5 JUNE 2008
P C I J I N V E S T I G A T I O N — LEGAL LOOPHOLES, POLITICS EXACERBATE TAAL LAKE'S WOES
FEEDS AND FISH FECES LEAD TO FISH KILLS
“We have repeatedly given them seminars and trainings, but they continue with their practice,” complains Leah Villanueva, chief of BFAR’s Inland Fisheries Research Station in Tanauan City. “We can only offer technical assistance.”
Wind energy such as the southwest monsoon stirs up the lake’s waters and spreads the nutrients and other pollutants that later lead to ecological disasters like fish kills, experts explain.

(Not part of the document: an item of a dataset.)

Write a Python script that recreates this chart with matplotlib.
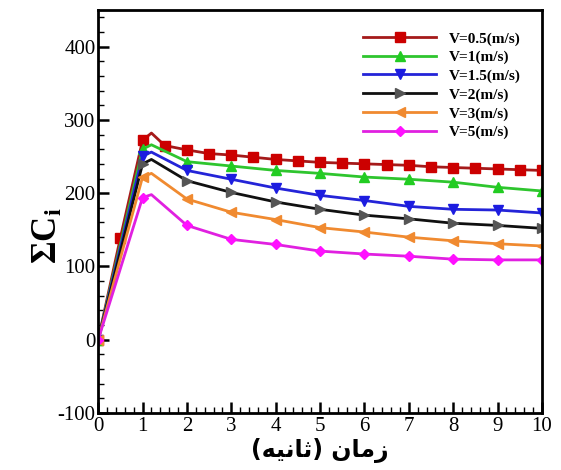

But fisher Leo Aranel, who is chairperson of Aligtagtag town’s Municipal Fisheries and Aquatic Resources Management Council (MFARMC), says he knows exactly where the major blame lies: “The problem here is that the municipal governments keep on accepting fish cage applications as long as there are spaces available in the lake.”
That may be partly because local governments earn from issuing fish cage permits. Talisay, for one, imposes a P2 lake-use fee per square meter of fish cage while Mataas na Kahoy town charges a yearly lake-use fee of P400 per fish cage.
POLITICS OVER POLLUTION
Yet another fisher, Eufemio Lubi, says, “They are always thinking of their political career, that the people might not vote for them (if they dismantle the cages) and somebody would get mad at them.”
“That’s why the lake is getting polluted,” fumes Lubi, who believes fish farming is to blame for the strange rusty color of the lake during summer months. “If they aren’t always thinking of their political career, we wouldn’t have this many fish cages.”
Once the lake turns an orange-red color, experts say, that indicates algal bloom. Yet they say that in the case of Taal Lake, the problem is not necessarily the number of fish cages, but in the practices of overstocking and overfeeding.
“We cannot control the natural processes (like wind) which spread the pollutants in the lake,” says BFAR aquaculturist Maurita Rosana. “But by following the recommended cage stocking density and feeding practices (in fish cage operations), we could reduce the number of nutrients that trigger pollutants in the lake.”
The official number of fish cages in Taal Lake — 6,796 — last year does overshoot the 6,000 recommended by fisheries experts for it, as does BFAR’s latest count of 9,188. But local government insiders and observers alike note that the area the cages occupy is still well under the legal limit set by the Philippine Fisheries Code.
The Code says that to prevent the quality of the country’s lakes from deteriorating, fish cages should occupy at most only 10 percent of the total lake area. According to BFAR Calabarzon Director Rosa Macas, fish cages occupy 500 hectares or two percent of Taal Lake.
Then again, the limit does not really apply to Taal Lake since the Code exempts lakes declared as protected areas from the definition of municipal waters.
In March 2007, the Taal Volcano Protected Landscape (TVPL)-PAMB finally approved a Unified Rules and Regulations for Fisheries (URRF) that limits the number of fish cages in the lake to 6,000 and within designated fish-cage zones.
The URRF also specifies areas as fish sanctuaries for native fishes to breed, regulates the use of fishing gear, and enforces other rules relative to Taal Lake’s biodiversity conservation.
But Environment Secretary Lito Atienza has refused to sign it unless it says there would be no fish cages in Taal Lake after a phase-out period.